Drie concepten voor Woensel
De drie ontwikkelde spelconcepten proberen alledrie op eigen wijze een context voor betekenisvol contact te creëren, zonder direct de problematiek van eenzaamheid centraal te stellen. Een spel moet namelijk in de eerste plaats leuk zijn om te spelen.
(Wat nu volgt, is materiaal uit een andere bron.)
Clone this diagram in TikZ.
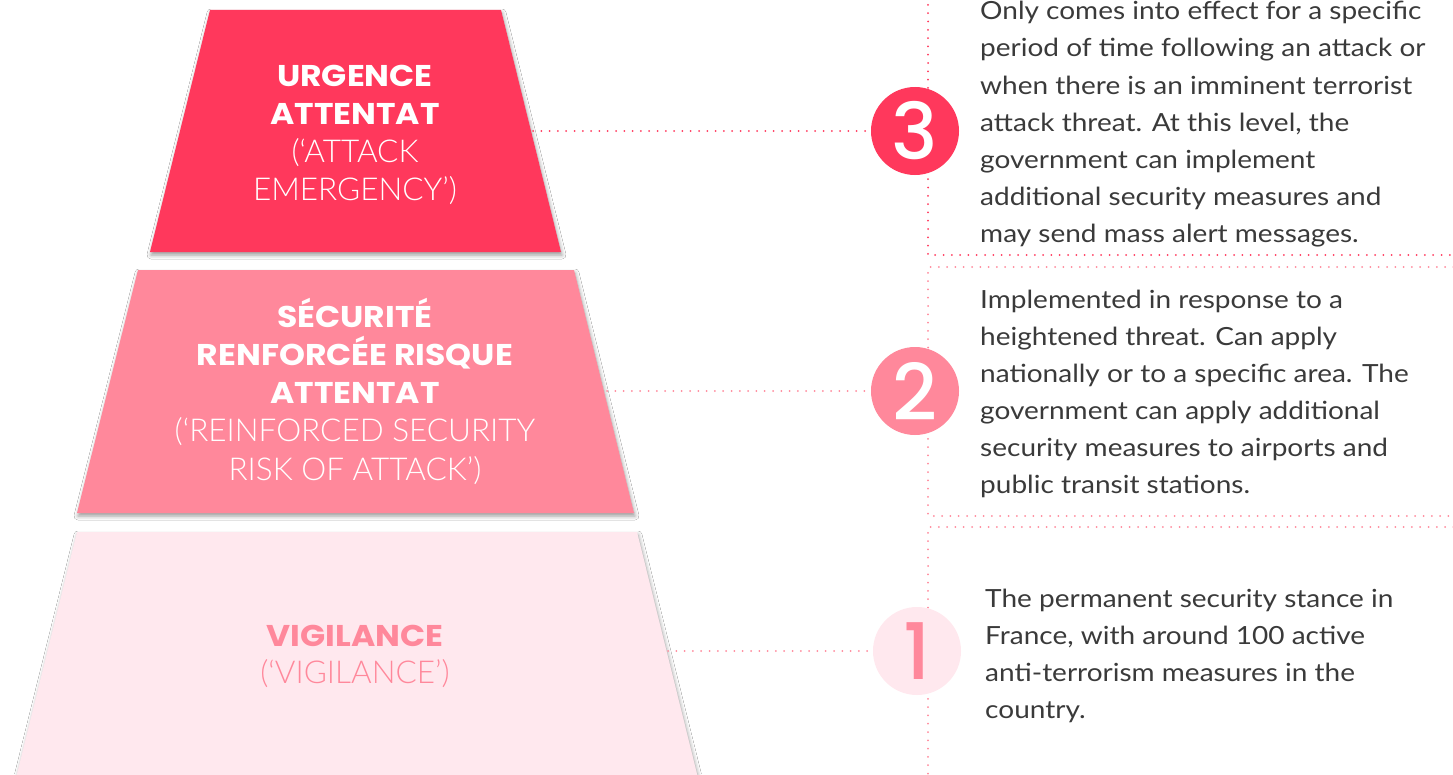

Eén van de concepten is een game waarmee bewoners alternatieve scenario’s voor het gebruik van hun woning, tuin of straat kunnen testen. Dit spel bouwt voort op het concept van Woensel-Noord, dat ontwikkeld werd in de Cloud-Atlas workshop van DATAstudio met Dan Hill van Arup Digital Studio. Dit concept leunt op simulatie, maar draait vooral om gesprekken over wat wel en niet mogelijk en gewenst zou kunnen zijn in het huis en op straat. Een tweede spel gebruikt de context van de supermarkt als laagdrempelig begin voor het koken van gezamenlijke maaltijden. Het derde concept is De TienDuizend, een wekelijks te spelen rollenspel in afleveringen over hoe de bewoners van de wijken aan het Henri Dunant park zouden willen samenleven als er op een nacht een geheimzinnige muur verschijnt waardoor het negen jaar lang onmogelijk wordt de wijken te verlaten. Dit laatste concept leunt sterk op fantasie en creativiteit en maakt het mogelijk mensen op onvoorspelbare manier goed te leren kennen.
Eén van de drie concepten zal worden uitgewerkt om in Woensel-Noord en tijdens de komende Dutch Design Week gespeeld te kunnen worden.